A dataset entry in a TOML settings file.

mode: undr.install_mode.Mode#

The installation mode.

name: str#

The dataset’s name, used to name the local directory.

timeout: float | None#

Request timeout in seconds.

url: str#

The dataset’s base URL.

class undr.configuration.DoiSelector#

Bases: undr.json_index_tasks.Selector

Selector for a DOI download.

action(file: undr.path.File) undr.json_index_tasks.Selector.Action#

Returns the action to apply to the given file.

Called by Index, InstallFilesRecursive and ProcessFilesRecursive. The default implementation returns Selector.Action.PROCESS.

scan_filesystem(directory: undr.path_directory.Directory)#

Whether to scan the filesystem.

Called by Index to decide whether it needs to scan the file system. This function may return False if action() returns one of the following for every file in the directory:

  • Selector.Action.IGNORE

  • Selector.Action.DOI

  • Selector.Action.SKIP

  • Selector.Action.DOWNLOAD_SKIP

class undr.configuration.IndexStatus#

Keeps track of the indexing progress for a dataset.

current_index_files: int#

Number of index files parsed.

The dataset has been indexed if current_index_files and final_index_files are equal.

dataset_settings: DatasetSettings#

User-specified dataset settings.

downloaded_and_processed: bool#

Whether the dataset has been fully downloaded and processed.

final_index_files: int#

Total number of index files.

selector: undr.json_index_tasks.Selector#

Selector to choose actions while indexing.

server: undr.remote.Server#

The remote server for this dataset.

push(message: Any) tuple[bool, IndexStatus | None]#

Updates the status based on the message.

Ignores messages that are not undr.json_index_tasks.IndexLoaded or undr.json_index_tasks.DirectoryScanned.

Returns:

Whether the dataset has been fully indexed and self, if self was updated.

Return type:

tuple[bool, Optional[“IndexStatus”]]

class undr.configuration.IndexesStatuses#

Maps dataset names to index statuses.

name_to_status: dict[str, IndexStatus]#

Inner dict.

push(message: Any) tuple[bool, IndexStatus | None]#

Processes relevant messages.

This function updates the indexing status and returns it if message is a undr.json_index_tasks.IndexLoaded or undr.json_index_tasks.DirectoryScanned object. If the message was the last indexing message for this dataset, the first argument is True.

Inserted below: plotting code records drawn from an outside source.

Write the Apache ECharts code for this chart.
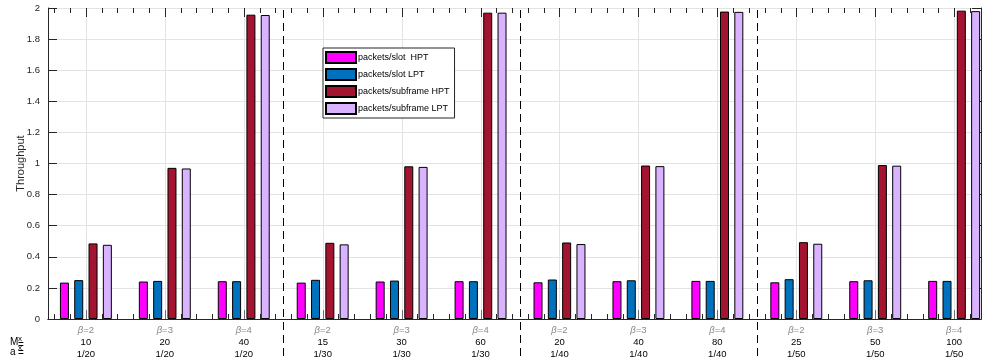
<!DOCTYPE html>
<html>
<head>
<meta charset="utf-8">
<script src="https://cdn.jsdelivr.net/npm/echarts@6/dist/echarts.min.js"></script>
<style>
  html, body { margin: 0; padding: 0; background: #fff; }
  #chart { width: 982px; height: 364px; }
</style>
</head>
<body>
<div id="chart"></div>
<script>
// Group positions along the x axis (one group per beta / M_x / a_x setting)
const groupPos = [1, 2, 3, 4, 5, 6, 7, 8, 9, 10, 11, 12];
const betaValues = ['2', '3', '4', '2', '3', '4', '2', '3', '4', '2', '3', '4'];
const mxLabels = ['10', '20', '40', '15', '30', '60', '20', '40', '80', '25', '50', '100'];
const axLabels = ['1/20', '1/20', '1/20', '1/30', '1/30', '1/30', '1/40', '1/40', '1/40', '1/50', '1/50', '1/50'];

// Throughput per group
const slotHPT     = [0.234, 0.241, 0.243, 0.234, 0.241, 0.243, 0.236, 0.243, 0.245, 0.236, 0.243, 0.245];
const slotLPT     = [0.250, 0.245, 0.243, 0.252, 0.247, 0.243, 0.254, 0.249, 0.245, 0.256, 0.249, 0.245];
const subframeHPT = [0.486, 0.972, 1.957, 0.490, 0.982, 1.970, 0.492, 0.987, 1.977, 0.494, 0.990, 1.983];
const subframeLPT = [0.477, 0.968, 1.955, 0.480, 0.978, 1.970, 0.482, 0.983, 1.975, 0.484, 0.986, 1.980];

// Dashed separators between the a_x blocks
const separatorPos = [3.5, 6.5, 9.5];

const seriesNames = ['packets/slot  HPT', 'packets/slot LPT', 'packets/subframe HPT', 'packets/subframe LPT'];
const seriesColors = ['#ff00ff', '#0072bd', '#a2142f', '#d9b3ff'];

const X_MIN = 0.52, X_MAX = 12.34;
const Y_MIN = 0, Y_MAX = 2;
const AXIS_COLOR = '#262626';
const GRID_COLOR = '#e3e3e3';
const FONT = '"Liberation Sans", Arial, Helvetica, sans-serif';

// Minor tick positions every 0.2 between the group positions
const minorTicks = [];
for (let k = Math.ceil(X_MIN * 5); k <= Math.floor(X_MAX * 5); k++) {
  if (k % 5 !== 0) minorTicks.push(k / 5);
}

const crisp = v => Math.round(v) + 0.5;

function barSeries(name, values, color) {
  return {
    name: name,
    type: 'bar',
    xAxisIndex: 0,
    yAxisIndex: 0,
    barWidth: 9,
    barGap: '59%',
    itemStyle: { color: color, borderColor: '#000', borderWidth: 1 },
    emphasis: { disabled: true },
    data: groupPos.map((x, i) => [x, values[i]]),
    z: 2
  };
}

const chart = echarts.init(document.getElementById('chart'), null, { renderer: 'canvas' });

const option = {
  animation: false,
  textStyle: { fontFamily: FONT },
  grid: { left: 48, right: 1, top: 8, bottom: 45, containLabel: false, outerBoundsMode: 'none' },
  legend: {
    orient: 'vertical',
    left: 323,
    top: 48,
    padding: [3, 5, 3, 2],
    itemWidth: 30,
    itemHeight: 11,
    itemGap: 4,
    icon: 'rect',
    backgroundColor: '#fff',
    borderColor: AXIS_COLOR,
    borderWidth: 1,
    selectedMode: false,
    textStyle: { fontSize: 9, color: '#000', fontFamily: FONT, padding: [0, 0, 0, -3] },
    data: seriesNames
  },
  xAxis: [
    {
      type: 'value', position: 'bottom', min: X_MIN, max: X_MAX,
      axisLine: { show: true, lineStyle: { color: AXIS_COLOR, width: 1 } },
      axisTick: { show: false }, axisLabel: { show: false }, splitLine: { show: false }
    },
    {
      type: 'value', position: 'top', min: X_MIN, max: X_MAX,
      axisLine: { show: true, lineStyle: { color: AXIS_COLOR, width: 1 } },
      axisTick: { show: false }, axisLabel: { show: false }, splitLine: { show: false }
    }
  ],
  yAxis: [
    {
      type: 'value', position: 'left', min: Y_MIN, max: Y_MAX, interval: 0.2,
      name: 'Throughput', nameLocation: 'middle', nameGap: 22, nameMoveOverlap: false,
      nameTextStyle: { fontSize: 11, color: AXIS_COLOR, fontFamily: FONT },
      axisLine: { show: true, lineStyle: { color: AXIS_COLOR, width: 1 } },
      axisTick: { show: true, inside: true, length: 9, lineStyle: { color: AXIS_COLOR } },
      axisLabel: { fontSize: 9.5, color: AXIS_COLOR, margin: 8, fontFamily: FONT },
      splitLine: { show: true, lineStyle: { color: GRID_COLOR, width: 1 } }
    },
    {
      type: 'value', position: 'right', min: Y_MIN, max: Y_MAX, interval: 0.2,
      axisLine: { show: true, lineStyle: { color: AXIS_COLOR, width: 1 } },
      axisTick: { show: true, inside: true, length: 9, lineStyle: { color: AXIS_COLOR } },
      axisLabel: { show: false }, splitLine: { show: false }
    }
  ],
  series: [
    // vertical grid lines, major ticks and the three-line group labels
    {
      type: 'custom',
      xAxisIndex: 0, yAxisIndex: 0,
      silent: true, clip: false, z: 1,
      data: groupPos.map((x, i) => [x, i]),
      renderItem: function (params, api) {
        const x = api.value(0);
        const i = api.value(1);
        const top = api.coord([x, Y_MAX]);
        const bot = api.coord([x, Y_MIN]);
        const px = crisp(bot[0]);
        return {
          type: 'group',
          children: [
            { type: 'line', shape: { x1: px, y1: top[1], x2: px, y2: bot[1] },
              style: { stroke: GRID_COLOR, lineWidth: 1 } },
            { type: 'line', shape: { x1: px, y1: top[1], x2: px, y2: top[1] + 9 },
              style: { stroke: AXIS_COLOR, lineWidth: 1 }, z2: 5 },
            { type: 'line', shape: { x1: px, y1: bot[1], x2: px, y2: bot[1] - 9 },
              style: { stroke: '#6e6e6e', lineWidth: 1 }, z2: 5 },
            { type: 'text', x: bot[0], y: bot[1] + 11,
              style: {
                text: '{b|β}{t|=' + betaValues[i] + '}',
                align: 'center', verticalAlign: 'middle',
                rich: {
                  b: { fontSize: 9.5, fontStyle: 'italic', fontFamily: FONT, fill: '#8a8a8a' },
                  t: { fontSize: 9.5, fontFamily: FONT, fill: '#8a8a8a' }
                }
              } },
            { type: 'text', x: bot[0], y: bot[1] + 23,
              style: { text: mxLabels[i], align: 'center', verticalAlign: 'middle',
                       fontSize: 9.5, fontFamily: FONT, fill: '#000' } },
            { type: 'text', x: bot[0], y: bot[1] + 35,
              style: { text: axLabels[i], align: 'center', verticalAlign: 'middle',
                       fontSize: 9.5, fontFamily: FONT, fill: '#000' } }
          ]
        };
      }
    },
    // minor ticks on the top and bottom edges
    {
      type: 'custom',
      xAxisIndex: 0, yAxisIndex: 0,
      silent: true, clip: false, z: 3,
      data: minorTicks.map(x => [x]),
      renderItem: function (params, api) {
        const x = api.value(0);
        const top = api.coord([x, Y_MAX]);
        const bot = api.coord([x, Y_MIN]);
        const px = crisp(bot[0]);
        return {
          type: 'group',
          children: [
            { type: 'line', shape: { x1: px, y1: top[1], x2: px, y2: top[1] + 5 },
              style: { stroke: AXIS_COLOR, lineWidth: 1 } },
            { type: 'line', shape: { x1: px, y1: bot[1], x2: px, y2: bot[1] - 5 },
              style: { stroke: AXIS_COLOR, lineWidth: 1 } }
          ]
        };
      }
    },
    barSeries(seriesNames[0], slotHPT, seriesColors[0]),
    barSeries(seriesNames[1], slotLPT, seriesColors[1]),
    barSeries(seriesNames[2], subframeHPT, seriesColors[2]),
    barSeries(seriesNames[3], subframeLPT, seriesColors[3]),
    // dashed separators, running down through the label rows
    {
      type: 'custom',
      xAxisIndex: 0, yAxisIndex: 0,
      silent: true, clip: false, z: 4,
      data: separatorPos.map(x => [x]),
      renderItem: function (params, api) {
        const x = api.value(0);
        const top = api.coord([x, Y_MAX]);
        const bot = api.coord([x, Y_MIN]);
        const px = crisp(bot[0]);
        return {
          type: 'line',
          shape: { x1: px, y1: top[1] + 2, x2: px, y2: bot[1] + 40 },
          style: { stroke: '#000', lineWidth: 1, lineDash: [8, 5] }
        };
      }
    }
  ],
  // row captions for the M_x and a_x label rows
  graphic: [
    { type: 'text', x: 10, y: 342, style: { text: 'M', fontSize: 10, fontFamily: FONT, fill: '#000', verticalAlign: 'middle' } },
    { type: 'text', x: 18, y: 339, style: { text: 'x', fontSize: 8, fontFamily: FONT, fill: '#000', verticalAlign: 'middle' } },
    { type: 'text', x: 18, y: 345, style: { text: '=', fontSize: 10, fontFamily: FONT, fill: '#000', verticalAlign: 'middle' } },
    { type: 'text', x: 10, y: 352, style: { text: 'a', fontSize: 10, fontFamily: FONT, fill: '#000', verticalAlign: 'middle' } },
    { type: 'text', x: 18, y: 347.5, style: { text: 'x', fontSize: 8, fontFamily: FONT, fill: '#000', verticalAlign: 'middle' } },
    { type: 'text', x: 18, y: 353, style: { text: '=', fontSize: 10, fontFamily: FONT, fill: '#000', verticalAlign: 'middle' } }
  ]
};

chart.setOption(option);
</script>
</body>
</html>
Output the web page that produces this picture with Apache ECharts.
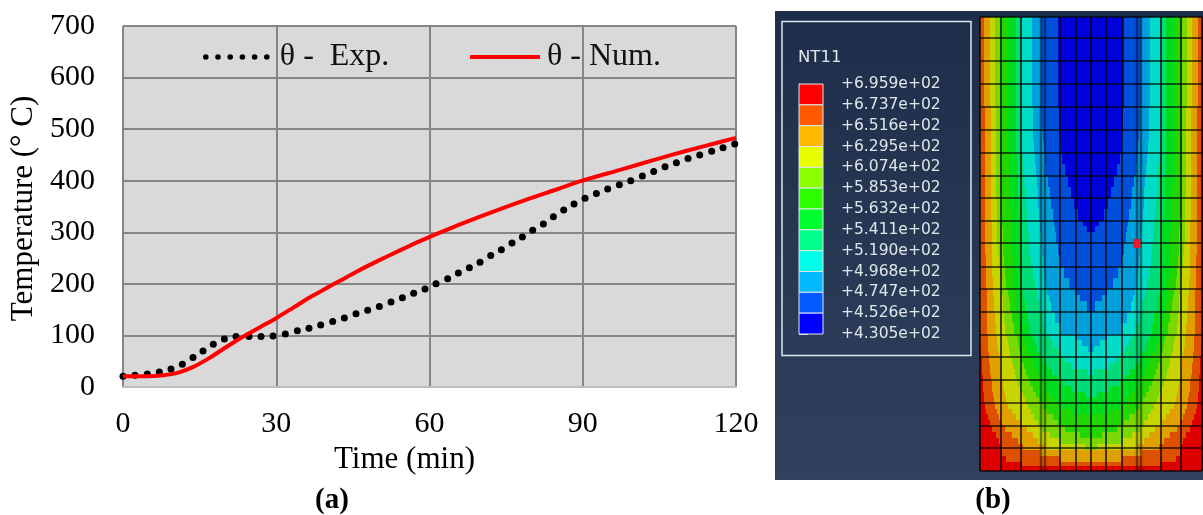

class undr.configuration.InstallSelector(mode: undr.install_mode.Mode)#

Bases: undr.json_index_tasks.Selector

Selector for a standard installation, maps install modes to actions.

Raises:

ValueError – if mode is not undr.install_mode.Mode.REMOTE, undr.install_mode.Mode.LOCAL, or undr.install_mode.Mode.RAW.

action(file: undr.path.File) undr.json_index_tasks.Selector.Action#

Returns the action to apply to the given file.

Called by Index, InstallFilesRecursive and ProcessFilesRecursive. The default implementation returns Selector.Action.PROCESS.

scan_filesystem(directory: undr.path_directory.Directory)#

Whether to scan the filesystem.

Called by Index to decide whether it needs to scan the file system. This function may return False if action() returns one of the following for every file in the directory:

  • Selector.Action.IGNORE

  • Selector.Action.DOI

  • Selector.Action.SKIP

  • Selector.Action.DOWNLOAD_SKIP

class undr.configuration.MapMessage#

A message generated by MapSelector.

payload: Any#

Payload attached to this message.

The payload may be any object type. The user is reponsible for checking message types.

class undr.configuration.MapProcessFile(file: undr.path.File, switch: undr.formats.Switch)#

Bases: undr.json_index_tasks.ProcessFile

Uses a switch to process files and wraps messages into MapMessage.

Parameters:
run(session: requests.Session, manager: undr.task.Manager)#
class undr.configuration.MapSelector(enabled_types: set[Any], store: undr.persist.ReadOnlyStore | None)#

Bases: undr.json_index_tasks.Selector

Applies a user-provided function to each file.

Parameters:
action(file: undr.path.File)#

Returns the action to apply to the given file.

Called by Index, InstallFilesRecursive and ProcessFilesRecursive. The default implementation returns Selector.Action.PROCESS.

scan_filesystem(directory: undr.path_directory.Directory)#

Whether to scan the filesystem.

Called by Index to decide whether it needs to scan the file system. This function may return False if action() returns one of the following for every file in the directory:

  • Selector.Action.IGNORE

  • Selector.Action.DOI

  • Selector.Action.SKIP

  • Selector.Action.DOWNLOAD_SKIP

undr.configuration.configuration_from_path(path: str | os.PathLike) Configuration#

Reads the configuration (TOML) with the given path.

Parameters:

path (Union[str, os.PathLike]) – Configuration file path.

Raises:

RuntimeError – if two datasets have the same name in the configuration.

Returns:

the parsed TOML configuration.

Return type:

Configuration

undr.configuration.schema#

JSON schema for TOML settings files.